When we were kids, stories were magic. Grandma said, “Once there was a king…” and that was it. We believed. Didn’t matter which country, what job he had, whether he paid taxes or not. Kings were kings, princes were princes, and princesses always looked like they’d just walked out of a shampoo commercial.
We never interrupted. Never asked for background checks. We just sat there wide-eyed, thinking, Wow, there’s a palace somewhere with golden staircases and a lot of mangoes.
But today’s kids? Different species altogether. Start a story: “Once upon a time there was a king, he had three sons—”
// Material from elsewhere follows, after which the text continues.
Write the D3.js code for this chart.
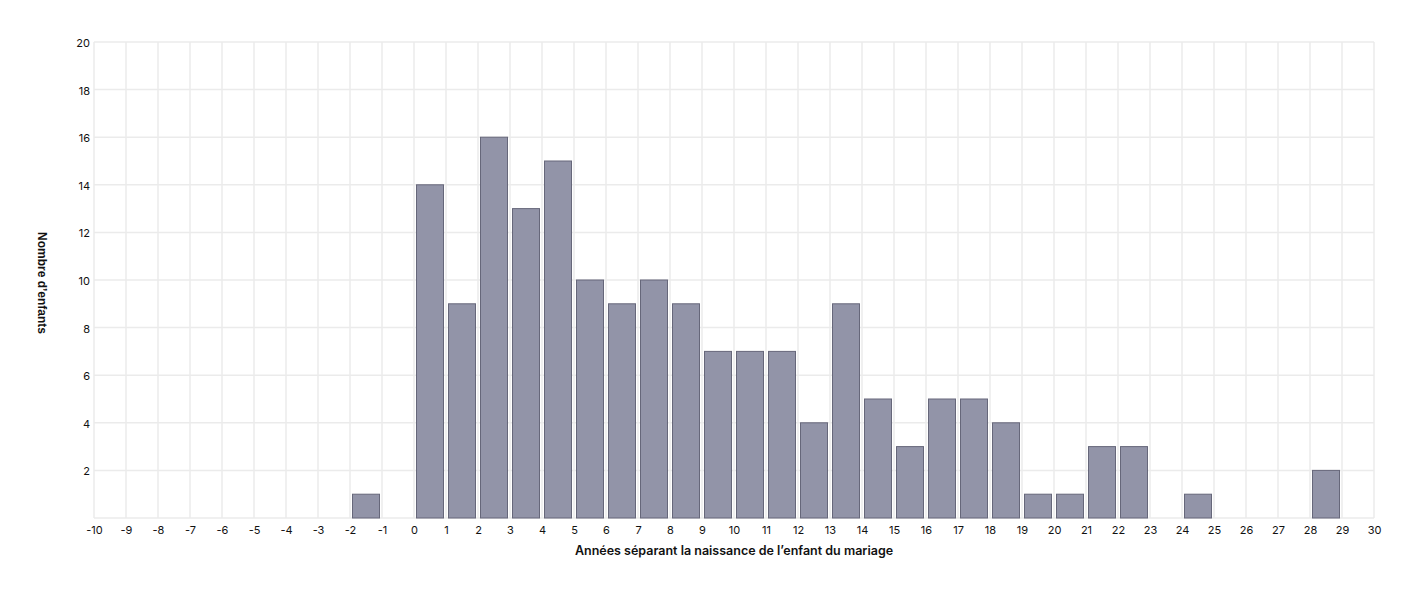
<!DOCTYPE html>
<html><head><meta charset="utf-8">
<script src="https://cdn.jsdelivr.net/npm/d3@7"></script>
<style>body{margin:0;background:#fff;}svg{display:block;font-family:Inter,"Noto Sans",sans-serif;}</style>
</head><body><svg id="c" width="1414" height="594"></svg>
<script>
const binStarts = [-2,-1,0,1,2,3,4,5,6,7,8,9,10,11,12,13,14,15,16,17,18,19,20,21,22,23,24,25,26,27,28];
const counts    = [ 1, 0,14,9,16,13,15,10,9,10,9,7,7,7,4,9,5,3,5,5,4,1,1,3,3,0,1,0,0,0,2];
const xTicks = d3.range(-10, 31, 1);
const yTicks = [2,4,6,8,10,12,14,16,18,20];
const xTitle = "Années séparant la naissance de l’enfant du mariage";
const yTitle = "Nombre d’enfants";

const svg = d3.select("#c");
const m = {l:94, r:40, t:42, b:76};
const W = 1414, H = 594;
const x = d3.scaleLinear().domain([-10,30]).range([m.l, W-m.r]);
const y = d3.scaleLinear().domain([0,20]).range([H-m.b, m.t]);

const grid = svg.append("g");
grid.selectAll("line.v").data(xTicks).join("line")
  .attr("x1", d=>x(d)).attr("x2", d=>x(d)).attr("y1", y(0)).attr("y2", y(20))
  .attr("stroke", "#ebebeb").attr("stroke-width", 1.5);
grid.selectAll("line.h").data([0].concat(yTicks)).join("line")
  .attr("y1", d=>y(d)).attr("y2", d=>y(d)).attr("x1", x(-10)).attr("x2", x(30))
  .attr("stroke", "#ebebeb").attr("stroke-width", 1.5);

const bars = binStarts.map((b,i)=>({b, c:counts[i]})).filter(d=>d.c>0);
svg.append("g").selectAll("rect").data(bars).join("rect")
  .attr("x", d=>x(d.b)+2.5).attr("width", d=>x(d.b+1)-x(d.b)-5)
  .attr("y", d=>y(d.c)).attr("height", d=>y(0)-y(d.c))
  .attr("fill", "#9294a8").attr("stroke", "#66677a").attr("stroke-width", 1);

const xa = svg.append("g").attr("transform", `translate(0,${y(0)})`)
  .call(d3.axisBottom(x).tickValues(xTicks).tickSize(0).tickPadding(8).tickFormat(d=>String(d)));
const ya = svg.append("g").attr("transform", `translate(${m.l},0)`)
  .call(d3.axisLeft(y).tickValues(yTicks).tickSize(0).tickPadding(4).tickFormat(d=>String(d)));
[xa,ya].forEach(a=>{a.select(".domain").remove(); a.selectAll("text").attr("font-size",11).attr("fill","#111").attr("font-family","Inter, sans-serif");});
ya.selectAll("text").attr("dy","0.4em");

svg.append("text").attr("x", (x(-10)+x(30))/2).attr("y", 555)
  .attr("text-anchor","middle").attr("font-size",12.5).attr("font-weight",600).attr("fill","#111")
  .text(xTitle);
svg.append("text").attr("transform", `translate(38,${(y(0)+y(20))/2 + 3}) rotate(90)`)
  .attr("text-anchor","middle").attr("font-size",12).attr("font-weight",700).attr("fill","#111")
  .attr("font-family","'Liberation Sans', Arial, sans-serif")
  .text(yTitle);
</script></body></html>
And immediately they’re like: “What were their names?”
Names? I don’t know. No one ever asked Grandma. She could’ve said Prince One, Two, and Three and we’d have swallowed it whole. But now you invent some names—Ali, Bilal, Kamran—and try to move on.
Then comes: “Didn’t they have a sister?”
Okay fine, suddenly there’s a princess. Welcome to the story, Madam Princess.
But the interrogation doesn’t stop. Next: “Which class were they in?”
“Did they go to school in a van, or did their dad drop them off?”
“How much pocket money did they get?”
By this point, you’re not telling a fairy tale anymore, you’re writing their family census. You give up, hand the kid a mobile, and say: “Here, play Candy Crush. That’s your bedtime story.”
Now whenever kids ask, “Can you tell us a story?” it really means: “Pass the phone, uncle.”
The king, the queen, the prince, the princess—forgotten. The only royalty they care about now is Clash of Clans.